Yash·2026-02-05·3 min read

A fence without well-planned gates is a daily inconvenience. Gates are the parts of your fence that get used, pushed, pulled, and slammed more than anything else. They need to work smoothly every time, and that starts with proper planning.

Pedestrian Gates

A standard pedestrian gate should be at least 900 millimetres wide. This allows comfortable passage for one person and is the minimum you want for a side gate or garden entry.

If you are tight on space, 750 millimetres can work in a pinch, but it starts to feel narrow, especially if you are carrying anything. For a front gate where visitors and deliveries come through, 1 metre or wider is a better choice.

Access Gates

If you need to get a wheelie bin, lawn mower, or wheelbarrow through the gate, the opening needs to be wider. A 1.2-metre gate handles most of these. For ride-on mower access, trailer entry, or moving bulky items, a double gate of 2.4 to 3 metres is usually needed.

Think about what actually needs to pass through the gate, not just today, but in five years. If you are planning a shed, a pool, or landscaping works, a wider gate now means you will not need to remove a fence panel later.

Gate Post Strength

Gate posts carry more load than standard fence posts.

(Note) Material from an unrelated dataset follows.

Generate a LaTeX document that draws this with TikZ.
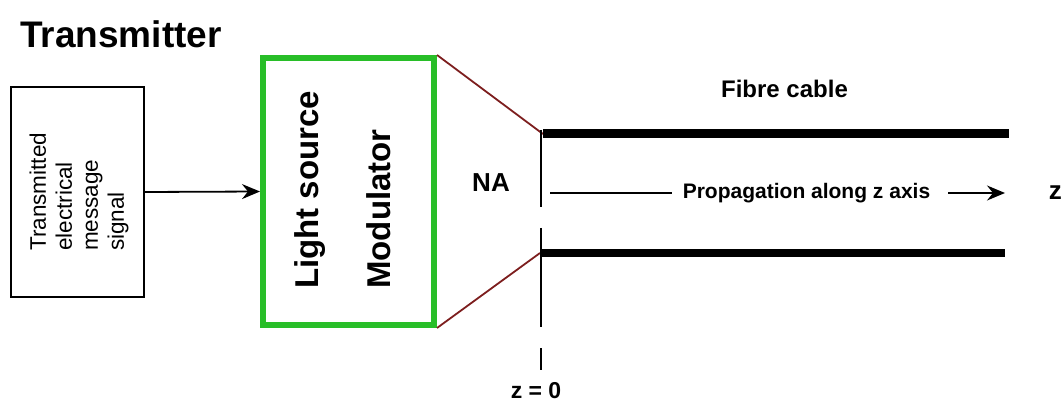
\documentclass[tikz,border=0pt]{standalone}
\usepackage{fontspec}
\setmainfont{Liberation Sans}
\usetikzlibrary{arrows.meta,positioning}
\definecolor{srcgreen}{RGB}{40,190,40}
\definecolor{conered}{RGB}{125,30,30}

\begin{document}
\begin{tikzpicture}[x=1pt,y=-1pt,
  lbl/.style={inner sep=0pt, font=\fontsize{#1}{#1}\selectfont\bfseries},
  arrowline/.style={line width=1.8pt, -{Stealth[length=18pt,width=15pt,inset=6pt]}}]
  \clip (0,0) rectangle (1063,403);
  % Blocks
  \node[draw, line width=2.2pt, minimum width=133pt, minimum height=210pt] (src) at (77.5,192) {};
  \node[draw=srcgreen, line width=6pt, minimum width=171pt, minimum height=267pt] (mod) at (348.5,191.5) {};
  \node[lbl=37, anchor=base west] (title) at (20,48) {Transmitter};

  % Rotated texts
  \node[inner sep=0pt, font=\fontsize{22.5}{26}\selectfont, rotate=90, align=left, anchor=west] (srctxt) at (79,251)
    {Transmitted\\electrical\\message\\signal};
  \node[lbl=33, rotate=90, anchor=west] (lsrc) at (310,289) {Light source};
  \node[lbl=33, rotate=90, anchor=west] (lmod) at (379,289) {Modulator};

  \draw[arrowline] (src.east) -- (mod.west);

  % Fibre ends and cone
  \coordinate (ftop) at (543,134);
  \coordinate (fbot) at (540,253);
  \draw[conered, line width=1.8pt] (mod.north east) -- (ftop);
  \draw[conered, line width=1.8pt] (mod.south east) -- (fbot);
  \draw[line width=9pt] (ftop) -- (1009,134);
  \draw[line width=8pt] (fbot) -- (1005,253);
  \draw[line width=2pt, dash pattern=on 77pt off 21pt on 99pt off 21pt on 22pt] (541,130) -- (541,370);

  % Labels
  \node[lbl=26] (na) at (491,183) {NA};
  \node[lbl=24] (fibre) at (784.5,89) {Fibre cable};
  \node[lbl=21] (prop) at (806.5,193) {Propagation along z axis};
  \node[lbl=26, anchor=east] (zax) at (1062,193) {z};
  \node[lbl=23] (zzero) at (536,391) {z = 0};

  % Propagation
  \coordinate (pstart) at (550,193);
  \coordinate (pend) at (1005,193);
  \draw[line width=1.8pt] (pstart) -- ([xshift=-11pt]prop.west);
  \draw[arrowline] ([xshift=18pt]prop.east) -- (pend);
\end{tikzpicture}
\end{document}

Every time the gate swings, it puts lateral force on the hinge post. Over time, a post that is too light or set too shallow will lean toward the gate, causing it to drag on the ground or fail to latch.

Gate posts should be a heavier gauge (for steel) or a larger dimension (for timber) than the line posts. They need deeper footings with more concrete. This is one area where saving a few dollars on materials causes years of problems.

Hinges and Latches

The hardware on your gate determines how long it works properly. Cheap hinges wear out quickly, causing the gate to drop and drag. Cheap latches seize, bend, or fail to engage.

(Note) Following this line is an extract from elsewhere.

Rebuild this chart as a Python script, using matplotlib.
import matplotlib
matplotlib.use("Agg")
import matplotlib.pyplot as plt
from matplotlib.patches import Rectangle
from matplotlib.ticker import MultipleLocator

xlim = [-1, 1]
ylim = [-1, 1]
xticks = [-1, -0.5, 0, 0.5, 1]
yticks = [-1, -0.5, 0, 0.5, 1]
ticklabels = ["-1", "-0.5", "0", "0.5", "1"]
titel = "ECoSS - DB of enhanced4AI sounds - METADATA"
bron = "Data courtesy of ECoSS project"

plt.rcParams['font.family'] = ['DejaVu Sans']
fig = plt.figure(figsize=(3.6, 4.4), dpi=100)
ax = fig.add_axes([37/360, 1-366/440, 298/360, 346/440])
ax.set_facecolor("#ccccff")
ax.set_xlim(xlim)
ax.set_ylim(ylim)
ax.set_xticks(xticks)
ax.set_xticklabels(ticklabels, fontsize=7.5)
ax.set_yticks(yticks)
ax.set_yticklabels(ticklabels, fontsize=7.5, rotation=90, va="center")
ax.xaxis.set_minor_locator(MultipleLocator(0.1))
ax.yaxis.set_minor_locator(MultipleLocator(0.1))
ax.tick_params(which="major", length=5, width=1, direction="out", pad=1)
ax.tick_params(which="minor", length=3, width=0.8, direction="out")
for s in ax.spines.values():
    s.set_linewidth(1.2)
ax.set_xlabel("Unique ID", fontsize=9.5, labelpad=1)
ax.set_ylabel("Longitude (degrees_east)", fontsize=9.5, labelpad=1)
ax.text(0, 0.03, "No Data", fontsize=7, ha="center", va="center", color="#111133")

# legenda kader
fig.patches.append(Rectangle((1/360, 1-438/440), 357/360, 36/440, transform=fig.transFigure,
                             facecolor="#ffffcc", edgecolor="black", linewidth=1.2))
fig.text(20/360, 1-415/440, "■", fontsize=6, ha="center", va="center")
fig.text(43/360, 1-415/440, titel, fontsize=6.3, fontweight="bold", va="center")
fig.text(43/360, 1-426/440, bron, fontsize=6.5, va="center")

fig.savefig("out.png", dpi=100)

For residential gates, heavy-duty strap hinges or adjustable hinges are the standard. Adjustable hinges allow you to fine-tune the gate position after installation, which is invaluable when timber swells or settles in Brisbane's humidity.

For latches, a gravity latch or D-latch that engages automatically when the gate closes is the most reliable option. Spring-loaded latches work well on pool gates where self-latching is a legal requirement.

Swing Direction

Think about which way the gate opens. A gate that swings into a path, driveway, or garden bed creates an obstruction. Ideally, gates should open inward to the property so they do not block footpaths or driveways.

Pool gates are the exception. Queensland law requires pool gates to open outward, away from the pool area.

Common Mistakes

The most frequent gate problems we see in Brisbane are:

  • Gates too narrow for their intended use
  • Gate posts the same size as line posts (too light)
  • Hinges that are not rated for the gate weight
  • No consideration for ground clearance on sloping paths
  • Gates placed in locations that block other access points when open

All of these are easily avoided with proper planning before the fence is built.